It was an honour and great pleasure to have been part of the Social Enterprise Dialogue in Brisbane on 16 and 17 February.
I’d like to acknowledge the International Centre for Democratic Partnerships for the opportunity to attend this Pacific Connect Dialogue that has allowed engagement with other business partners for me on behalf of the Spinal Injury Association (SIA).
Engaging with Women experts in the various areas of business is not always easy and this Brisbane meet has made this all possible.
I was able to converse with a young businesswoman, with, whom we shared our different areas of work, which were similar in some ways. These conversations eventuated into her being our facilitator for the SIA ‘Women and Youth Skills Training’ scheduled for 12 March 2020.
Mrs Elizabeth Senikau is an amazing young woman who has been sharing her knowledge and skills with women in the various communities and we at SIA are looking forward to learning from her.
In addition to this valuable engagement were suggestions I received from Kim Graham-Nye on our first evening together, as she analyses my response to the ‘Ask’, the pre-Dialogue question the co-faciliators set for us. The questions she posed to me, such as “How would that benefit your organisation? and “Why not operate it into a business or service that would give some income back to the organization?” opened up my mind to rethink my ask and to break down the whole business idea. I thought my current thinking was sufficient, but this Dialogue enabled me to broaden my perspective and be more business-minded taking into account how does the organisation benefit from its own story.
More to this learning how to pitch. It is important to be able to voice your thoughts or ideas, and to be able to capture the attention of your audience and convince them at the same time.
Just watching and listening to the five women pitch during Dialogue proceedings was an excellent lesson for me.

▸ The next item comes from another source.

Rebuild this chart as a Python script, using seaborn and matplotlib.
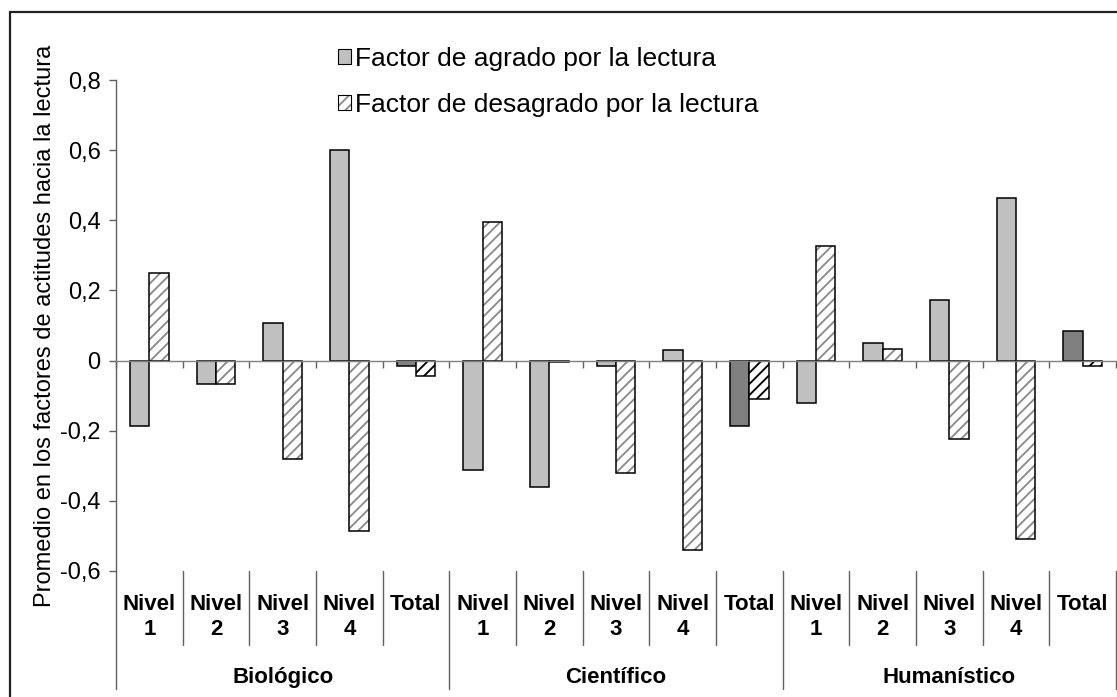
import numpy as np
import pandas as pd
import matplotlib
matplotlib.use("Agg")
import matplotlib.pyplot as plt
import matplotlib.patches as mpatches
import seaborn as sns

# Datos
grupos = ["Biológico", "Científico", "Humanístico"]
niveles = ["Nivel\n1", "Nivel\n2", "Nivel\n3", "Nivel\n4", "Total"]
agrado = [-0.187, -0.068, 0.107, 0.599, -0.015,
          -0.312, -0.360, -0.015, 0.030, -0.187,
          -0.120, 0.050, 0.173, 0.464, 0.083]
desagrado = [0.251, -0.068, -0.282, -0.486, -0.044,
             0.396, -0.003, -0.320, -0.541, -0.110,
             0.328, 0.034, -0.224, -0.509, -0.015]
series = ["Factor de agrado por la lectura", "Factor de desagrado por la lectura"]
yticks = [-0.6, -0.4, -0.2, 0, 0.2, 0.4, 0.6, 0.8]
ytick_labels = ["-0,6", "-0,4", "-0,2", "0", "0,2", "0,4", "0,6", "0,8"]

cats = [g + " " + n for g in grupos for n in niveles]
df = pd.DataFrame({
    "cat": cats * 2,
    "factor": [series[0]] * len(cats) + [series[1]] * len(cats),
    "valor": agrado + desagrado,
})

sns.set_style("white")
plt.rcParams["font.family"] = ["Liberation Sans", "DejaVu Sans"]
plt.rcParams["hatch.linewidth"] = 1.35
plt.rcParams["text.color"] = "black"
plt.rcParams["axes.labelcolor"] = "black"
plt.rcParams["ytick.color"] = "black"

fig = plt.figure(figsize=(11.17, 6.97), dpi=100)
ax = fig.add_axes([116 / 1117, 126 / 697, 1000 / 1117, 491 / 697])

sns.barplot(data=df, x="cat", y="valor", hue="factor", order=cats,
            palette=["#C0C0C0", "white"], width=0.58, edgecolor="black",
            linewidth=1.1, legend=False, ax=ax)

gris = matplotlib.colors.to_rgba("#8c8c8c")
for i, p in enumerate(ax.containers[0].patches):
    p.set_edgecolor("black")
    if niveles[i % 5] == "Total":
        p.set_facecolor("#808080")
for i, p in enumerate(ax.containers[1].patches):
    p.set_facecolor("white")
    p.set_hatch("///")
    p.set_edgecolor("black")
    if niveles[i % 5] != "Total":
        p._hatch_color = gris

ax.set_xlim(-0.5, len(cats) - 0.5)
ax.set_ylim(-0.6, 0.8)
ax.set_yticks(yticks)
ax.set_yticklabels(ytick_labels, fontsize=17)
ax.set_xticks(np.arange(len(cats) + 1) - 0.5)
ax.set_xticklabels([])
ax.set_xlabel("")
ax.set_ylabel("Promedio en los factores de actitudes hacia la lectura", fontsize=17)
ax.yaxis.set_label_coords(-0.060, 0.5)

for s in ["top", "right"]:
    ax.spines[s].set_visible(False)
ax.spines["bottom"].set_position(("data", 0))
ax.spines["bottom"].set_color("#808080")
ax.spines["left"].set_color("#606060")
ax.spines["left"].set_linewidth(1.0)
ax.spines["bottom"].set_linewidth(1.0)
ax.tick_params(axis="y", direction="out", length=5, width=1, color="#606060", pad=6, left=True)
ax.tick_params(axis="x", direction="out", length=5, width=1, color="#606060", bottom=True)

# Etiquetas de categorias en dos niveles
tr = ax.get_xaxis_transform()
for i, c in enumerate(cats):
    ax.text(i, -0.046, niveles[i % 5], transform=tr, ha="center", va="top",
            fontsize=16, fontweight="bold", linespacing=1.25)
for k in range(len(cats) + 1):
    largo = -0.240 if k % 5 == 0 else -0.1507
    ax.plot([k - 0.5, k - 0.5], [0, largo], transform=tr, color="#606060",
            lw=1.0, clip_on=False)
for j, g in enumerate(grupos):
    ax.text(j * 5 + 2, -0.216, g, transform=tr, ha="center", va="center",
            fontsize=16, fontweight="bold")

# Leyenda
h1 = mpatches.Patch(facecolor="#C0C0C0", edgecolor="black", lw=0.8)
h2 = mpatches.Patch(facecolor="white", edgecolor="black", lw=0.8, hatch="///")
h2._hatch_color = gris
fig.legend([h1, h2], series, loc="center left",
           bbox_to_anchor=(338 / 1117, 1 - 82 / 697), frameon=False,
           fontsize=19, handlelength=0.5, handleheight=0.5,
           handletextpad=0.15, labelspacing=0.82, borderpad=0,
           borderaxespad=0)

# Marco exterior
fig.patches.append(mpatches.Rectangle((10 / 1117, -0.1), 2, 1.1 - 12 / 697,
                                      transform=fig.transFigure, fill=False,
                                      edgecolor="#222222", lw=1.6))

fig.savefig("out.png", dpi=100)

Making the learning complete was a visit to a social enterprise, Nundah Community Enterprises Cooperative. This is another important component of learning. Meeting up with a Social Enterprise businesswoman and her employees who were persons with disability was a very pertinent experience for me.
Being a person with disability, I found this to be very helpful in raising awareness for employment among persons with disabilities. The enterprise empowers persons with disabilities to understand that if you do not get assisted by government to find employment, you can always come together as a group and start a business. That’s powerful.
It is a matter of identifying our God-given talents, skills and support from our community and not being silent anymore.
I just want to say that Pacific Connect has really done a great job and because of this network I am able to communicate with people who can help me with my ‘Ask’. I am looking forward to talking to Dinah (a participant I connected with during the Dialogue) on my ‘ask’ and to seeing the outcome eventuate.
A big ‘vinaka vakalevu’ to Pacific Connect, and I’m looking forward to continuous engagement.